The problem goes beyond the normal “turkeys voting for Christmas” conundrum. For many peers this isn’t merely a case of not wanting to give up power. Entering the House of Lords was a lifetime commitment for them, one which has cost them a number of career opportunities and which they are financially dependent on. For a number of Lords, particularly the career politicians, booting them out of Parliament would hurt them severely in the wallet and in some cases even force them into penury.
There is something casually corrupting about the concept of life peerages. Many people may be unaware for instance that members of the House of Lords are permitted to work for lobbying companies – to be clear this isn’t a secret and must be declared. The intractable resistance to ending this practice is rooted in the fact that members of the Lords have few other employment opportunities given their obligations in Parliament. Where else in the world would Parliamentarians with unparalleled access to their fellow members be paid by companies to lobby on specific policies?
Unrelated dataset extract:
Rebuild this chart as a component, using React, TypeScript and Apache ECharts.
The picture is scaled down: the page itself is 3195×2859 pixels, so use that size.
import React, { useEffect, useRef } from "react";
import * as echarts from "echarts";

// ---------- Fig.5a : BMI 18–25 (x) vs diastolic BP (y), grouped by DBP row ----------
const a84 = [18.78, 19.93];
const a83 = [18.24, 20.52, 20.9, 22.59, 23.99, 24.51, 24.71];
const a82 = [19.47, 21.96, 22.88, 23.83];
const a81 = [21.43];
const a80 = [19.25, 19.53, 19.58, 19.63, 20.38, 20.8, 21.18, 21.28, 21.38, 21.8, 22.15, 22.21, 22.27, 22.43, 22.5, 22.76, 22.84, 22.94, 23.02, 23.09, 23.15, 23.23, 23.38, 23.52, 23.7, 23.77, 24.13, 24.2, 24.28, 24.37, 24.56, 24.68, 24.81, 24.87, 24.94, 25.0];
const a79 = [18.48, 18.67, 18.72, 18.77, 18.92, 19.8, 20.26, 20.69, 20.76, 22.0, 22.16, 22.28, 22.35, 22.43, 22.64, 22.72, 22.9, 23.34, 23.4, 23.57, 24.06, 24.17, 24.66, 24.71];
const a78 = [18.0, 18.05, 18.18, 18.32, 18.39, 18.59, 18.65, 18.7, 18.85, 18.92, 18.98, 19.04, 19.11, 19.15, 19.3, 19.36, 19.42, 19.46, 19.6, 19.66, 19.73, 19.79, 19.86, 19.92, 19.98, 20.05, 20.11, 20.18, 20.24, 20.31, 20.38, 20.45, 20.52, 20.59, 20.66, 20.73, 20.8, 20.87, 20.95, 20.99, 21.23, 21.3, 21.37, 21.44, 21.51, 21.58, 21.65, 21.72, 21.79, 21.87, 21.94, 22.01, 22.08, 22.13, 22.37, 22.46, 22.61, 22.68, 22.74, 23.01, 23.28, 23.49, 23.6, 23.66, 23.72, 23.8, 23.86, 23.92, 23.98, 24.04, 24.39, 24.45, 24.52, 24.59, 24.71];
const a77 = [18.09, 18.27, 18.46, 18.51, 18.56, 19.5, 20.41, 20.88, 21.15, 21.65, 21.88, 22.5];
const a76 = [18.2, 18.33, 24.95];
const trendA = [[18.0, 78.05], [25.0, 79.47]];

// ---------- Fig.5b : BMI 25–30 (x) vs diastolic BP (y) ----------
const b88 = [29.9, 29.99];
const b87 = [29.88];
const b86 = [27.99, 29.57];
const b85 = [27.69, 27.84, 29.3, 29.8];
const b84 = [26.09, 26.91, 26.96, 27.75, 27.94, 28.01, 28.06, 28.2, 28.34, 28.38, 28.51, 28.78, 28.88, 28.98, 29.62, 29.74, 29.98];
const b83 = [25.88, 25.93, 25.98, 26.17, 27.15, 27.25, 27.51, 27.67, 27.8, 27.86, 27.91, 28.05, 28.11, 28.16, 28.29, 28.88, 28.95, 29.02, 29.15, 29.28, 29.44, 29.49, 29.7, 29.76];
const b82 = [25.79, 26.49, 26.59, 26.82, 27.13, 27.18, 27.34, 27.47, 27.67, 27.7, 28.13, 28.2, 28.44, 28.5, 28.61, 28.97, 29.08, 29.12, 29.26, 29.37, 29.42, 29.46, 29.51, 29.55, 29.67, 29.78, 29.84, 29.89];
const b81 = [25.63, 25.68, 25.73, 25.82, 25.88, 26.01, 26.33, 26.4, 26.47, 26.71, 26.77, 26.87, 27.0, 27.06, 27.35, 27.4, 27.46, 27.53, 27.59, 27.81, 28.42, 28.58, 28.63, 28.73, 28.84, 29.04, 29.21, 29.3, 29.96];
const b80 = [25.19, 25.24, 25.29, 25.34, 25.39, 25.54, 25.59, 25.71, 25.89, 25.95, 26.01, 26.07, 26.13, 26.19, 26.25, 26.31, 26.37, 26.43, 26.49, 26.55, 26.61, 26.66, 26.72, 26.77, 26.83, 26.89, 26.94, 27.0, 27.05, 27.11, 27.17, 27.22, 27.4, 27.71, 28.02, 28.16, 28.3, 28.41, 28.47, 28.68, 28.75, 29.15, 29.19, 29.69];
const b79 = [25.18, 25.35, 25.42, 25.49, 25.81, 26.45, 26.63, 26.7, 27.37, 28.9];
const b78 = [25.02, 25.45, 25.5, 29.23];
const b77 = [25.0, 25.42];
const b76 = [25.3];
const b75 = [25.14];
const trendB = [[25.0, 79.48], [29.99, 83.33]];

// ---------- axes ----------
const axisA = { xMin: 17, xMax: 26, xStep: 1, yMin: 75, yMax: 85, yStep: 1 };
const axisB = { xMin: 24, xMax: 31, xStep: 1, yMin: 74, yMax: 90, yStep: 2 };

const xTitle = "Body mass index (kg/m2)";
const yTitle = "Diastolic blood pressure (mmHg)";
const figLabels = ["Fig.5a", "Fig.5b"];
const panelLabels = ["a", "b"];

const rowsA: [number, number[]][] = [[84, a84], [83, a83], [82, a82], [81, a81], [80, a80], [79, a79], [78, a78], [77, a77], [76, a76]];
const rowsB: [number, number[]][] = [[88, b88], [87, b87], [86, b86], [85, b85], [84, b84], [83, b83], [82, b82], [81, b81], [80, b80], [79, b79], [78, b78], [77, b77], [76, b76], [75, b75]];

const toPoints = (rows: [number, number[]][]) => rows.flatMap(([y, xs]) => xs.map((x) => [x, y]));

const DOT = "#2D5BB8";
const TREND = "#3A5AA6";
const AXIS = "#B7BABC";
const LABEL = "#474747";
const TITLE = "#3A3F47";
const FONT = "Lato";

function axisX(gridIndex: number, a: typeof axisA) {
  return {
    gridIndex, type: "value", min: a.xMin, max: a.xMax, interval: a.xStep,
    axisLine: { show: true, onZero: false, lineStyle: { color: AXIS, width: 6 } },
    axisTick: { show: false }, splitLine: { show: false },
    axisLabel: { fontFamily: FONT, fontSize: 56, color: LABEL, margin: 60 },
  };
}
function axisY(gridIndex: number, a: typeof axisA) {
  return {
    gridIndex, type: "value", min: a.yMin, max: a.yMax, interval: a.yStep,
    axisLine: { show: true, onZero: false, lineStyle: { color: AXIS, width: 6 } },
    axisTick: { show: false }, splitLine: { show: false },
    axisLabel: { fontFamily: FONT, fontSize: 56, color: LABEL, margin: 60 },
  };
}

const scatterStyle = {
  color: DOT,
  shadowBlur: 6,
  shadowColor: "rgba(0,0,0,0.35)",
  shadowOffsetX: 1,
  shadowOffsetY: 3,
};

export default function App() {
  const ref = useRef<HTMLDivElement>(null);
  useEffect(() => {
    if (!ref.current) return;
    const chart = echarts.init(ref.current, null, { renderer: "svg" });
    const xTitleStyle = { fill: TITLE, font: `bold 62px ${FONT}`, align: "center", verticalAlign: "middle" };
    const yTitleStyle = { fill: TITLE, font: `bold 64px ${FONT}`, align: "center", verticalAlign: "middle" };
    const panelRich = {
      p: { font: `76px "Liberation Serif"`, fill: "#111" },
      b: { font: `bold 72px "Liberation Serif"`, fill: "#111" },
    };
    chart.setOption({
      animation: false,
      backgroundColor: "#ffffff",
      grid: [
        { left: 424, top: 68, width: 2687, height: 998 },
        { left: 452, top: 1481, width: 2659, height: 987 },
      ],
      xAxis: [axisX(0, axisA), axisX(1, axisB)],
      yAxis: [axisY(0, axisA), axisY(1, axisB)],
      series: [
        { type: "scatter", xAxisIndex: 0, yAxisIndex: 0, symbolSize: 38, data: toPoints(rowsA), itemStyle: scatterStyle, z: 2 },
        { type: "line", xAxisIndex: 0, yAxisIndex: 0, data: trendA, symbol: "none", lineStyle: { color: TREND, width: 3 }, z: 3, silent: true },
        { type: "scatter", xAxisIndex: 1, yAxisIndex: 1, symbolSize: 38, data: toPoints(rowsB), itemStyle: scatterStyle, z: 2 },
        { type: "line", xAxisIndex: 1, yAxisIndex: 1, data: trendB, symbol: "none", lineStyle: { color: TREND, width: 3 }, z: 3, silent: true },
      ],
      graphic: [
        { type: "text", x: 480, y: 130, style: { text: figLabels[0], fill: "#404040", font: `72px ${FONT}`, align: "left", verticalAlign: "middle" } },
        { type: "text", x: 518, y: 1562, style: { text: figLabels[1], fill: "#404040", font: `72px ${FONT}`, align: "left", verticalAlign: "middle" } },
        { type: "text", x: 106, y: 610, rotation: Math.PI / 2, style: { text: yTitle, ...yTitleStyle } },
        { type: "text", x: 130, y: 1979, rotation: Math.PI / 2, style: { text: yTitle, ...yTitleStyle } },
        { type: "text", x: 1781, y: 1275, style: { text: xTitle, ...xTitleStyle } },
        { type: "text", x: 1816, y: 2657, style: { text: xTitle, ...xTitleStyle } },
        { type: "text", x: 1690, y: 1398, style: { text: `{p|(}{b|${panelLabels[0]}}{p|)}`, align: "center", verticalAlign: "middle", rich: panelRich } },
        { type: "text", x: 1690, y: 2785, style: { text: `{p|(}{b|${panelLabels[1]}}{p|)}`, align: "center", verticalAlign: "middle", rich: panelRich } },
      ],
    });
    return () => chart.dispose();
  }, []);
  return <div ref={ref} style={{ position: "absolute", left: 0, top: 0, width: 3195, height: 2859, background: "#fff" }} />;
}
When I discussed the Elect the Lords Campaign a couple of years ago with a life peer, her first comment was “reform won’t go anywhere unless you deal with the pensions issue.” For many life peers, the Lords is their pension. Given however that any proposal to compensate retiring peers with fat pension funds is likely to go down like a lead balloon with the public, it isn’t surprising that Jack Straw is so tempted to go down the path of least resistance.
The question is therefore, if we don’t want to spread reform out over a 50 year period, what do we do instead? To start with, we need a structured plan. Last year, Labour politicians were openly talking about a “gradualist approach” whereby Lords reform would be spread out over several years, at each stage subject to a new vote in Parliament. Can you imagine anything worse? Under this plan, we would have had a major debate in each cycle about whether to up the elected quota or alternatively go back to appointment, with no clear end destination in place.
Far better we decide where we want to go now and give people a clear sense of what to expect. That isn’t to deny that reform may have to take place over several years, but it is to say that the people involved should be entitled to know what to expect. Kick a life peer with no independent source of income out of the Lords tomorrow, and you would be morally obliged to offer them a much larger financial package than you would if you gave them 12 years notice.
If, as appears to be the growing consensus, the second chamber were to be elected by a third at each general election, we would have such a model. A third would be replaced in the next general election, then another third and then the remainder. Just as we had when the bulk of hereditary peers were removed, an internal ballot could be held to decide who would go when.
This way, the first wave of life peers would be removed by the next general election, while the remainder would be gone by the end of the next decade, a much tighter window than Jack Straw’s vision of unelected doddery old men and women still holding on in the 2050s.
There’s no escaping the fact that a significant amount of public money will have to be spent on pensioning these people off, and this will prove unpopular. But instead of trying to evade this fact, the government should be making the alternative case. If we don’t remove life peers, they will continue to be entitled to receiving an attendance allowance, paid for by the taxpayer. We either pay for them to stay in the chamber, and weaken our democracy, or pay to remove them. It really is that simple.